First provide a summary of the paper, and then address the following
criteria: Quality, clarity, originality and significance. (For detailed
reviewing guidelines, see
http://nips.cc/PaperInformation/ReviewerInstructions)
This work proposes a new method for estimating the
risk of the Lasso procedure, providing also an estimate of the unknown
noise level, in the Gaussian regression model. The considerations are
based on asymptotic results relying on approximate message passing as
well as on the Stein Lemma.
The paper offers asymptotic guarantees
in the regime where n/p converges to a certain level. I also contain a
short experiment section.
The general impression is that the paper
is not totally finished (cf. the amount of typos below), and is a
large collection of difficult results that are not necessarily
explained in details. Moreover the experiment section is not really
convincing, since the comparisons given are only considering naive
procedure (or so).
It is also to be noted that all the results
page 8 rely on a conjecture, and therefore cannot be taken for granted
as written.
Recent works have also focused on the Lasso
estimator when the noise level is unknown, and several propositions
are worth mentioning. Among others:
"L1-Penalization for Mixture
Regression Models", Nicolas Städler, Peter Bühlmann, Sara van de Geer,
2010
"Pivotal Estimation of Nonparametric Functions via
Square-root Lasso" Alexandre Belloni, Victor Chernozhukov, Lie Wang,
2011
"SOCP based variance free Dantzig Selector with application
to robust estimation" Arnak S. Dalalyan, 2012
Comparisons
with some of those methods is highly needed to validate in practice
the results obtained.
Questions: can the authors
relax the assumption that n/p converges to a fixed ratio? what about
cases where p > > n?
comments:
-l83: "for of "- >
"for"
-l100: latex issue...
-l153: lambda-> latex
lambda Moreover I do not understand why when changing the lambda, the
signal is re-sample again. Is there any particular reason for that?
-l157: delta is defined only afterwards. Please correct.
-l179: tha?
-l190: no clue is given for choosing y_0...
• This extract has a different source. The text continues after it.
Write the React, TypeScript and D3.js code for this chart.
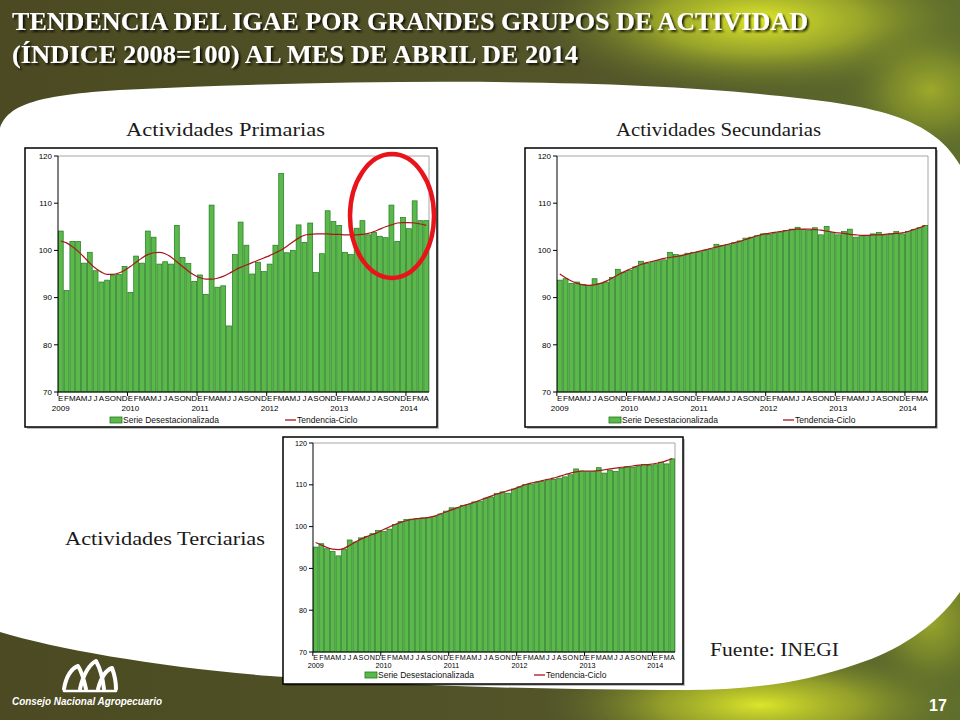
import * as d3 from 'd3';
import React from 'react';

// Months (E = enero ... D = diciembre), Jan 2009 - Apr 2014
const MONTHS = ['E', 'F', 'M', 'A', 'M', 'J', 'J', 'A', 'S', 'O', 'N', 'D'];
const YEARS = ['2009', '2010', '2011', '2012', '2013', '2014'];
const Y_TICKS = [70, 80, 90, 100, 110, 120];

// Actividades primarias
const primSerie = [
    104.1, 91.5, 101.9, 101.9, 97.3, 99.6, 95.7, 93.3, 93.7, 94.8, 94.9, 96.6,
    91.1, 98.8, 97.3, 104.1, 102.8, 97.1, 97.6, 97.1, 105.3, 98.5, 97.2, 93.4,
    94.8, 90.7, 109.6, 92.2, 92.5, 84.0, 99.1, 106.0, 101.1, 95.0, 97.5, 95.5,
    97.1, 101.1, 116.3, 99.5, 100.0, 105.4, 101.7, 105.8, 95.3, 99.3, 108.4, 106.1,
    105.3, 99.6, 99.1, 104.7, 106.3, 103.3, 103.8, 103.0, 102.7, 109.6, 101.9, 107.0,
    104.6, 110.5, 106.3, 106.3,
];
const primTrend = [
    102.0, 101.6, 100.8, 99.8, 98.6, 97.3, 96.2, 95.4, 94.9, 94.9, 95.2, 95.8,
    96.6, 97.5, 98.4, 99.1, 99.5, 99.6, 99.3, 98.6, 97.6, 96.6, 95.6, 94.8,
    94.2, 93.9, 93.9, 94.1, 94.5, 95.1, 95.8, 96.4, 96.9, 97.4, 97.9, 98.4,
    98.9, 99.5, 100.1, 100.9, 101.8, 102.6, 103.2, 103.4, 103.5, 103.5, 103.5, 103.4,
    103.4, 103.3, 103.3, 103.3, 103.4, 103.6, 104.0, 104.5, 105.0, 105.4, 105.8, 105.9,
    105.9, 105.8, 105.6, 105.3,
];

// Actividades secundarias
const secSerie = [
    93.7, 94.0, 93.0, 93.3, 92.8, 92.6, 94.0, 93.0, 93.3, 94.3, 96.0, 95.4,
    95.8, 96.5, 97.7, 97.3, 97.6, 97.8, 98.0, 99.6, 99.1, 99.0, 99.4, 99.6,
    99.7, 100.0, 100.3, 101.3, 101.0, 101.2, 101.6, 102.0, 102.6, 102.8, 103.1, 103.5,
    103.4, 103.7, 103.9, 104.2, 104.5, 104.9, 104.4, 104.2, 104.8, 103.3, 105.1, 103.8,
    103.3, 104.0, 104.5, 102.8, 103.1, 103.2, 103.5, 103.8, 103.3, 103.5, 104.0, 103.5,
    104.0, 104.4, 104.8, 105.3,
];
const secTrend = [
    95.0, 94.2, 93.5, 93.0, 92.7, 92.6, 92.7, 93.0, 93.5, 94.1, 94.8, 95.4,
    96.0, 96.5, 97.0, 97.4, 97.7, 98.0, 98.3, 98.5, 98.7, 98.9, 99.2, 99.5,
    99.8, 100.1, 100.4, 100.7, 101.0, 101.3, 101.6, 101.9, 102.3, 102.7, 103.1, 103.4,
    103.6, 103.8, 104.0, 104.2, 104.4, 104.5, 104.5, 104.5, 104.4, 104.3, 104.1, 103.9,
    103.7, 103.6, 103.4, 103.3, 103.2, 103.2, 103.3, 103.3, 103.4, 103.5, 103.6, 103.7,
    104.0, 104.4, 104.8, 105.3,
];

// Actividades terciarias
const terSerie = [
    95.1, 95.9, 94.7, 94.1, 93.0, 94.6, 96.8, 96.3, 97.3, 97.6, 98.3, 99.1,
    98.8, 99.4, 100.5, 101.2, 101.7, 101.8, 101.9, 102.1, 102.2, 102.4, 103.0, 103.7,
    104.5, 104.5, 105.1, 105.3, 105.9, 106.1, 106.8, 107.1, 107.9, 108.3, 108.0, 109.0,
    109.5, 110.1, 110.2, 110.6, 110.8, 111.2, 111.3, 111.6, 111.9, 112.4, 113.8, 113.3,
    113.2, 113.2, 114.1, 112.8, 113.5, 113.2, 114.0, 114.3, 114.2, 114.5, 114.9, 114.6,
    114.8, 115.4, 115.0, 116.2,
];
const terTrend = [
    96.2, 95.6, 95.0, 94.6, 94.5, 94.8, 95.5, 96.3, 97.0, 97.6, 98.1, 98.6,
    99.3, 99.9, 100.5, 101.0, 101.4, 101.7, 101.9, 102.0, 102.2, 102.5, 103.0, 103.5,
    104.0, 104.5, 105.0, 105.4, 105.8, 106.3, 106.8, 107.3, 107.8, 108.2, 108.6, 109.0,
    109.5, 110.0, 110.4, 110.7, 111.0, 111.3, 111.6, 112.0, 112.4, 112.8, 113.1, 113.3,
    113.3, 113.3, 113.4, 113.6, 113.8, 114.0, 114.2, 114.3, 114.5, 114.7, 114.8, 114.9,
    115.1, 115.4, 115.8, 116.3,
];

const SANS = 'Liberation Sans, Arial, sans-serif';
const SERIF = 'Liberation Serif, Times New Roman, serif';

interface Cfg {
    x: number; y: number; w: number; h: number;
    pl: number; pt: number; pw: number; ph: number;
    fs: number; monthDy: number; yearDy: number;
    legY: number; swatchX: number; lineX: number;
}

const cfgPrim: Cfg = { x: 25, y: 148, w: 412, h: 279, pl: 33, pt: 8, pw: 371, ph: 236, fs: 8, monthDy: 9, yearDy: 19, legY: 272, swatchX: 85, lineX: 260 };
const cfgSec: Cfg = { x: 525, y: 148, w: 411, h: 279, pl: 32, pt: 8, pw: 371, ph: 236, fs: 8, monthDy: 9, yearDy: 19, legY: 272, swatchX: 84, lineX: 258 };
const cfgTer: Cfg = { x: 283, y: 437, w: 400, h: 247, pl: 30, pt: 6, pw: 362, ph: 209, fs: 7.2, monthDy: 7.5, yearDy: 16, legY: 238, swatchX: 82, lineX: 251 };

function IgaeChart({ cfg, serie, trend }: { cfg: Cfg; serie: number[]; trend: number[] }) {
    const idx = d3.range(serie.length);
    const x = d3.scaleBand<number>().domain(idx).range([0, cfg.pw]).paddingInner(0.15).paddingOuter(0.05);
    const y = d3.scaleLinear().domain([70, 120]).range([cfg.ph, 0]);
    const bw = x.bandwidth();
    const cx = (i: number) => (x(i) ?? 0) + bw / 2;
    const edge = (i: number) => (x(i) ?? 0) - (x.step() - bw) / 2;
    const line = d3.line<number>().x((_, i) => cx(i)).y((d) => y(d)).curve(d3.curveMonotoneX);

    return (
        <g transform={`translate(${cfg.x},${cfg.y})`}>
            <rect x={2} y={2} width={cfg.w} height={cfg.h} fill="rgba(0,0,0,0.25)" />
            <rect width={cfg.w} height={cfg.h} fill="#fff" stroke="#000" strokeWidth={1.5} />
            <g transform={`translate(${cfg.pl},${cfg.pt})`} fontFamily={SANS}>
                <path d={`M0,0H${cfg.pw}V${cfg.ph}`} fill="none" stroke="#a6a6a6" strokeWidth={1} />
                {idx.map((i) => (
                    <rect
                        key={i}
                        x={x(i)}
                        y={y(serie[i])}
                        width={bw}
                        height={cfg.ph - y(serie[i])}
                        fill="#5ab94a"
                        stroke="#23781f"
                        strokeWidth={0.7}
                    />
                ))}
                <path d={line(trend) ?? ''} fill="none" stroke="#a8161b" strokeWidth={1.2} />
                <line x1={0} x2={0} y1={0} y2={cfg.ph} stroke="#000" />
                <line x1={0} x2={cfg.pw} y1={cfg.ph} y2={cfg.ph} stroke="#000" />
                {Y_TICKS.map((t) => (
                    <g key={t} transform={`translate(0,${y(t)})`}>
                        <line x1={-4} x2={0} stroke="#000" />
                        <text x={-6} dy="0.35em" fontSize={cfg.fs} textAnchor="end" fill="#000">{t}</text>
                    </g>
                ))}
                {idx.map((i) => (
                    <text key={i} x={cx(i)} y={cfg.ph + cfg.monthDy} fontSize={cfg.fs} textAnchor="middle" fill="#000">
                        {MONTHS[i % 12]}
                    </text>
                ))}
                {YEARS.map((yr, k) => (
                    <g key={yr}>
                        <line x1={edge(k * 12)} x2={edge(k * 12)} y1={cfg.ph} y2={cfg.ph + 4} stroke="#000" />
                        <text x={cx(k * 12)} y={cfg.ph + cfg.yearDy} fontSize={cfg.fs} textAnchor="middle" fill="#000">{yr}</text>
                    </g>
                ))}
            </g>
            <g fontFamily={SANS} fontSize={8.5}>
                <rect x={cfg.swatchX} y={cfg.legY - 3} width={12} height={6} fill="#5ab94a" stroke="#23781f" strokeWidth={0.8} />
                <text x={cfg.swatchX + 13} y={cfg.legY + 3} fill="#111">Serie Desestacionalizada</text>
                <line x1={cfg.lineX} x2={cfg.lineX + 11} y1={cfg.legY} y2={cfg.legY} stroke="#a8161b" strokeWidth={1.3} />
                <text x={cfg.lineX + 12} y={cfg.legY + 3} fill="#111">Tendencia-Ciclo</text>
            </g>
        </g>
    );
}

function Background() {
    return (
        <g>
            <defs>
                <linearGradient id="bg" x1="0" y1="0" x2="1" y2="0">
                    <stop offset="0" stopColor="#4b4a22" />
                    <stop offset="0.6" stopColor="#535529" />
                    <stop offset="1" stopColor="#5d6d2c" />
                </linearGradient>
                <radialGradient id="hlTop" cx="0.5" cy="0.5" r="0.5">
                    <stop offset="0" stopColor="#dfe82a" />
                    <stop offset="0.45" stopColor="#a7b42a" stopOpacity={0.8} />
                    <stop offset="1" stopColor="#5d6d2c" stopOpacity={0} />
                </radialGradient>
                <radialGradient id="hlBot" cx="0.5" cy="0.5" r="0.5">
                    <stop offset="0" stopColor="#dbe52a" />
                    <stop offset="0.45" stopColor="#a2ae2a" stopOpacity={0.8} />
                    <stop offset="1" stopColor="#5d6d2c" stopOpacity={0} />
                </radialGradient>
                <filter id="shadow" x="-5%" y="-20%" width="110%" height="160%">
                    <feDropShadow dx="2" dy="2" stdDeviation="1.2" floodColor="#000" floodOpacity="0.8" />
                </filter>
            </defs>
            <rect width={960} height={720} fill="url(#bg)" />
            <ellipse cx={760} cy={20} rx={230} ry={75} fill="url(#hlTop)" />
            <ellipse cx={930} cy={90} rx={90} ry={70} fill="url(#hlTop)" opacity={0.5} />
            <ellipse cx={760} cy={705} rx={220} ry={60} fill="url(#hlBot)" />
            <ellipse cx={930} cy={620} rx={70} ry={80} fill="url(#hlBot)" opacity={0.5} />
            <path
                d="M0,128 C8,104 40,95 120,90 C350,79 600,78 760,94 C860,104 930,112 960,165
                   L960,592 C935,628 895,652 857,664 C800,684 745,690 686,690
                   C560,690 400,686 270,676 C160,667 60,650 0,632 Z"
                fill="#fff"
            />
        </g>
    );
}

function Logo() {
    return (
        <g stroke="#fff" strokeWidth={4} fill="none" strokeLinejoin="round" strokeLinecap="round">
            <path d="M64,689 C66,676 72,668 78,666 C82,672 84,680 86,689" />
            <path d="M80,689 C83,674 90,664 96,661 C101,670 103,680 104,689" />
            <path d="M98,689 C101,678 106,670 112,668 C115,676 116,683 116,689" />
            <path d="M64,691 H116" strokeWidth={2.5} />
        </g>
    );
}

export default function App() {
    return (
        <div style={{ position: 'absolute', left: 0, top: 0 }}>
            <svg width={960} height={720} viewBox="0 0 960 720" style={{ display: 'block' }}>
                <Background />
                <g fontFamily={SERIF} fontWeight={700} fill="#fff" fontSize={25} filter="url(#shadow)">
                    <text x={12} y={30} textLength={796} lengthAdjust="spacingAndGlyphs">
                        TENDENCIA DEL IGAE POR GRANDES GRUPOS DE ACTIVIDAD
                    </text>
                    <text x={12} y={63} textLength={566} lengthAdjust="spacingAndGlyphs">
                        (ÍNDICE 2008=100) AL MES DE ABRIL DE 2014
                    </text>
                </g>
                <g fontFamily={SERIF} fontSize={19} fill="#1a1a1a">
                    <text x={126} y={136} textLength={199} lengthAdjust="spacingAndGlyphs">Actividades Primarias</text>
                    <text x={616} y={136} textLength={205} lengthAdjust="spacingAndGlyphs">Actividades Secundarias</text>
                    <text x={65} y={545} textLength={200} lengthAdjust="spacingAndGlyphs">Actividades Terciarias</text>
                    <text x={710} y={656} textLength={129} lengthAdjust="spacingAndGlyphs">Fuente: INEGI</text>
                </g>
                <IgaeChart cfg={cfgPrim} serie={primSerie} trend={primTrend} />
                <IgaeChart cfg={cfgSec} serie={secSerie} trend={secTrend} />
                <IgaeChart cfg={cfgTer} serie={terSerie} trend={terTrend} />
                <ellipse cx={392} cy={216} rx={42} ry={62} fill="none" stroke="#e8141b" strokeWidth={4.5} />
                <Logo />
                <text x={12} y={705} fontFamily={SANS} fontWeight={700} fontStyle="italic" fontSize={10}
                    fill="#fff" textLength={150} lengthAdjust="spacingAndGlyphs">
                    Consejo Nacional Agropecuario
                </text>
                <text x={929} y={711} fontFamily={SANS} fontWeight={700} fontSize={16} fill="#fff">17</text>
            </svg>
        </div>
    );
}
-l208/214: the N_1 is different in the 2 lines, please correct the
typo.
-l295 and 300: what is nu?
-l297: what is D?
-l307: it seems that the normalization differs in that line w.r.t.
the equation line 297.
-l442: this book simply does not exist. The
one I know is co-written by S. Van de Geer. Please correct.
-l445/450: Candes should be Cand\`es.
-In the references
harmonize the authors name so that they always appear with the same
spelling. e. g. A. Montanari is sometimes also Andrea Montari.
-l472 is corrupted.
-l498: define the scalar product used
with the 1/p normalization.
-l513: lemma lemma... lemma?
-l521: I think there is a hat missing on the tau
Q2: Please summarize your review in 1-2
sentences
This paper provides a theoretical work on the
asymptotic properties of an estimator of the MSE (as well as an estimator
of the noise level) of the Lasso procedure in high dimension. Though,
the theory seem appealing, the practical benefit of the considered method
is not conclusive as is. Submitted by
Assigned_Reviewer_5
Q1: Comments to author(s).
First provide a summary of the paper, and then address the following
criteria: Quality, clarity, originality and significance. (For detailed
reviewing guidelines, see
http://nips.cc/PaperInformation/ReviewerInstructions)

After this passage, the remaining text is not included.